Events of May 2021 highlighted just this as Arabs and Jews clashed violently in mixed cities. While it was tensions surrounding Muslim holy sites in Jerusalem that sparked the violence, the frustration that had built up for years helped fuel it.
“There will always be events, with a national or religious background, that will highlight the divisions,” said Frisch, who believes such events will endanger government stability.
Violence in the Arab sector
The motivation for Israeli governments to take action primarily comes from their reluctance to see violence in Arab cities and villages spill over into Jewish population centers.
“I would rather the state take care of the Arab citizens because of their duty to care for every citizen, but if the Jewish interest is what motivates the government, then so be it; something must be done,” Haj-Yahya said.
A marked change has been seen in police efforts to decrease violence. Law enforcement and policing have been a persistent challenge for which both sides bear responsibility.

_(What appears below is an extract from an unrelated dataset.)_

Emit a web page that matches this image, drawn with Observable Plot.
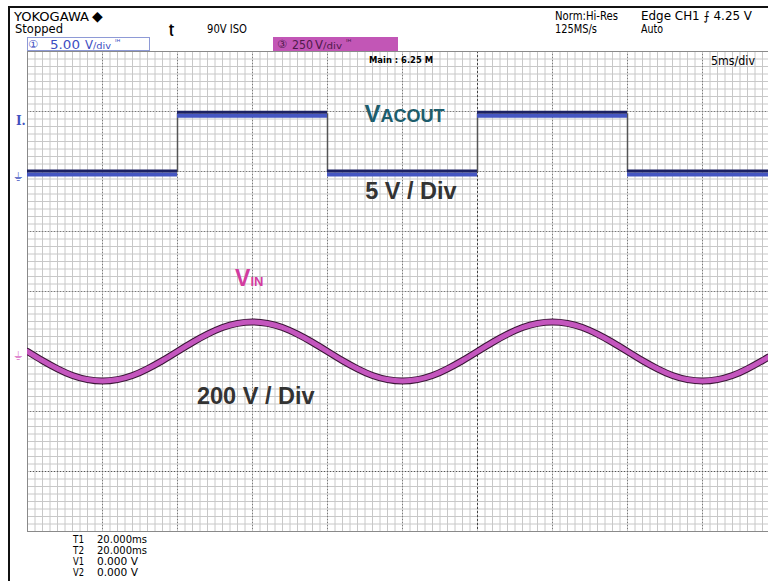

“This change is critical for the sense of security and for the feeling that things are improving,” said Maklada.
For decades, Israeli police have been reluctant to enter Arab cities and collect illegal weapons. Arabs have been hesitant in cooperating with police investigations, leaving many crimes unsolved and unpunished.
“The discourse now is very respectful and there is less talk and more action, with good intentions,” said Haj-Yahya. “For years, Arabs were seen as a problem and not as part of the solution.
“It’s not only about budgets, it’s about basic rights and recognition,” she said.
The stability of the current government has been in question from the very beginning, partly due to the presence of an Arab party and the inherent tension that comes with the partnership.
Success could mean a new chapter in relations between Arabs and Jews and possibly greater participation of Arabs in the political arena.
“In the end, there is an understanding that without cooperation, there will be no progress,” Maklada said.